Peter Balakian’s new books Ozone Journal (poems) and Vise and Shadow: Essays on the Lyric Imagination, Poetry, Art, and Culture have just been published by the University of Chicago Press, the Armenian Weekly reports.
The long poem in Balakian’s new book is a sequel to his acclaimed “A-Train/Ziggurat/Elegy” (2010). While excavating the remains of Armenian Genocide survivors in the Syrian desert with a TV crew, the persona navigates his own memory of New York City in a decade (the 1980’s) of crisis—as AIDS and climate change make a context for his personal struggles and his pursuit of meaning in the face of loss and catastrophe. Whether his poems explore Native American villages of New Mexico, the slums of Nairobi, or the Armenian-Turkish borderland, Balakian’s poems continue to engage the harshness and beauty of contemporary life in a language that is layered, sensual, elliptical, and defined by wired phrases and shifting tempos. Ozone Journal creates inventive lyrical insight in a global age of danger and uncertainty.
“In his new book, Ozone Journal, Balakian masterfully does the thing nobody else does, which is to derange history into poetry, to make poetry painting, to make painting culture, to make culture living, and with a historical depth that finds the right experience in language,” writes the poet Bruce Smith.
In Vise and Shadow, Balakian brings together his most influential essays of the past 25 years. He argues that the force of the lyric imagination is able to hold experience under pressure like a vise, while it also shadows history. Precise, lyrical, and eloquent, Balakian’s essays explore the ways poetry engages disaster and ingests mass-violence without succumbing to the didactic.
He gives us new insights into the relationships between trauma, memory, and aesthetic form. His essays on major Armenian voices (Charents, Gorky, and Siamanto) and the aftermath of genocide are a fresh contribution to contemporary literature and art. Other essays engage painting, collage, song-lyrics, and film as forms of enduring lyric knowledge, and include T.S. Eliot, Joan Didion, Robert Rauschenberg, Adrienne Rich, Hart Crane, Theodore Roethke, Elia Kazan and Bob Dylan.

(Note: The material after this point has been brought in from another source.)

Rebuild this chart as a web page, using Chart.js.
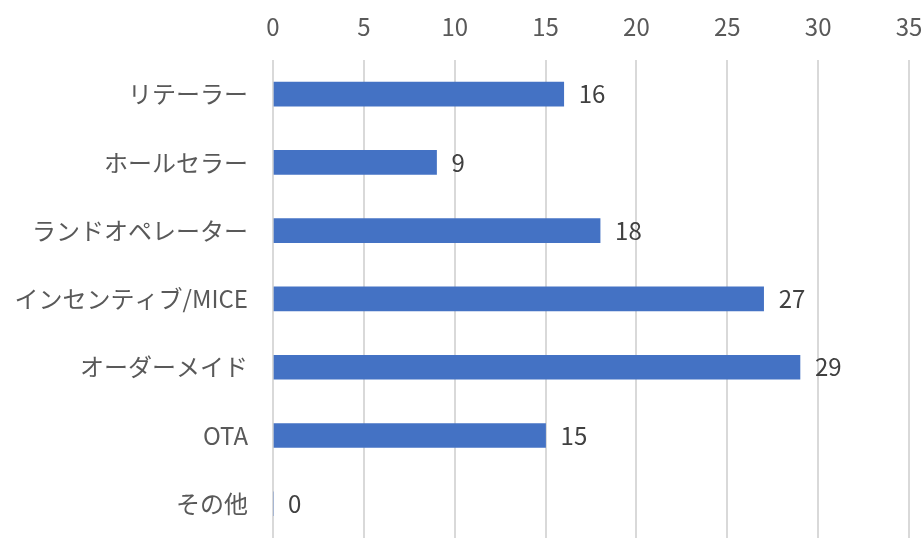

About Vise and Shadow, James Carroll writes, “With soaring critical erudition, Peter Balakian’s essays range across multiple genres—poetry, memoir, film, visual art, history, ‘literary rock’—to create a brilliant ‘collage’ of both American imagination and Armenian memory. An elegantly written seminal work of sweeping importance.” Askold Melncyczuk writes, “Vise and Shadow belongs on a shelf alongside the literary essays of J. M. Coetzee, Adrienne Rich, and Seamus Heaney.”
Peter Balakian is the Donald M. and Constance H. Rebar Professor of the Humanities at Colgate University. He is the author of seven books of poems and four prose works, including The Burning Tigris: The Armenian Genocide and America’s Response, a New York Times best seller, and Black Dog of Fate, a memoir, winner of the PEN/Albrand Prize.